Au-delà d’un biopic sur un écrivain à la vie aussi volcanique que ses mots et son caractère, Genius nous emmène au cœur de la littérature, tout le cheminement qui mène de la pensée à l’acte, au mot, à l’imprimé, levant le voile sur les coulisses tout autant de l’écriture que de l’édition, et les êtres qui se cachent derrière cette image fantasmée et fantastique. Et derrière ces deux hommes, derrière Wolfe et Perkins, ou plus justement face à eux, il y a deux femmes, Aline Bernstein et Louise Perkins, la maîtresse-compagne de l’écrivain et la femme de l’éditeur. Pour Aline Bernstein, interprétée par Nicole Kidman, au meilleur de sa forme, l’un de ses meilleurs rôles, estime la critique, à l’instar de son interprétation dans The others ou The hours, où elle interprétait Virginia Woolf, une amante cougar, comme on le dit actuellement, qui s’est proposé d’entretenir financièrement l’auteur pour lui permettre d’achever son premier roman. De cette relation ambiguë et torturée, Nicole Kidman extrait toutes les blessures d’une femme amoureuse, poussant même la critique à estimer que son personnage aurait tout autant mérité un film à lui tout seul; une figure qui vient d’un passé pas si lointain que cela et qu’on se plaît à fantasmer. Plus dans l’ombre, la deuxième figure féminine de Genius, Laura Linney qui incarne Louise Perkins, délaissée par son éditeur de mari au profit de son combat professionnel, éthique et passionnel.
C’est au cœur de cette relation complexe entre l’écrivain et l’éditeur que se situe le principal intérêt du film, notamment les scènes où Perkins tente de convaincre son protégé d’effectuer des coupes drastiques dans ses longs textes, Wolfe étant connu pour son écriture prolixe. De déambulations urbaines en espaces clos, la relation se tisse, se fortifie, se métamorphose, de la séduction à l’étouffement, de l’amitié à la paternité. Et entre les deux, entre-temps, l’espace des mots, ceux de Thomas Wolfe.

 

L’ange exilé
«Si Genius a au moins une vertu», dit le producteur du film, John Logan, c’est, je l’espère, de donner envie aux gens d’acheter L’ange exilé et Le temps et le fleuve et de se mettre aussitôt à les lire, Thomas Wolfe (ayant) aujourd’hui presque totalement sombré dans l’oubli». Le projet de Genius remonte à une vingtaine d’années, porté à cœur par le scénariste et producteur John Logan, scénariste notamment de Skyfall, Spectre 007, Gladiator, Hugo Cabret… Depuis qu’il a lu le livre du biographe américain Andrew Scott Berg, Max Perkins: editor of Genius. «Dès ma découverte du livre, affirme-t-il, je me suis dit qu’il fallait que je raconte cette histoire.

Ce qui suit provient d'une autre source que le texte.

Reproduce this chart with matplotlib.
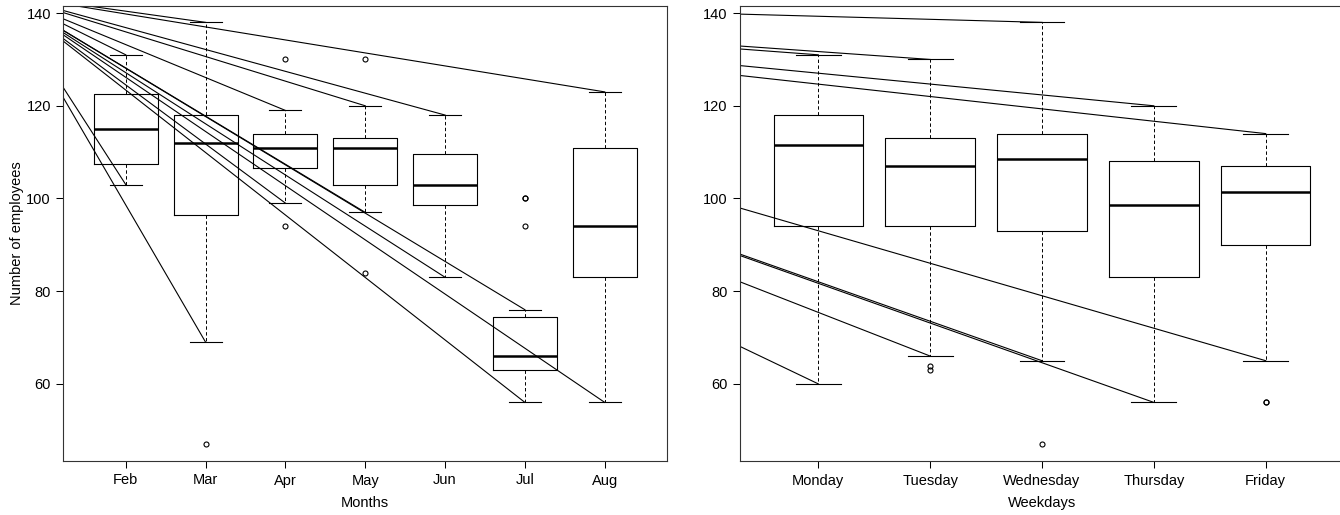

Etant moi-même auteur, les thèmes de l’histoire résonnaient très fort. Le combat qu’on peut mener avec sa propre réussite, et l’incidence que cette réussite peut avoir sur soi et ses rapports avec son proche entourage me fascinent».
De l’idée à la réalisation, le trajet fut long et difficile. Il a fallu d’abord rencontrer l’auteur, le convaincre, s’atteler à l’écriture du scénario, au choix du réalisateur, des acteurs… C’est donc à Michael Grandage que revient la mission de réaliser Genius. Issu du monde du théâtre, il signe là son premier long métrage, un biopic d’une facture classique qui fait toutefois ressortir encore plus la tempête des mots et des personnages, Max Perkins notamment dans lequel il se reconnaît: «Je pense que le rôle d’un éditeur est proche de celui d’un metteur en scène, dit-il. Il travaille avec des artistes qui ont un talent extraordinaire, mais qui ne savent pas forcément le canaliser, puis il doit se livrer à eux pour gagner leur confiance et leur permettre de donner le meilleur d’eux-mêmes. C’est très proche de ce que je fais avec les comédiens». Et dans Genius, au-delà d’une mise en scène qui ne prend pas beaucoup de risques, il est parvenu à extraire le meilleur de ses acteurs.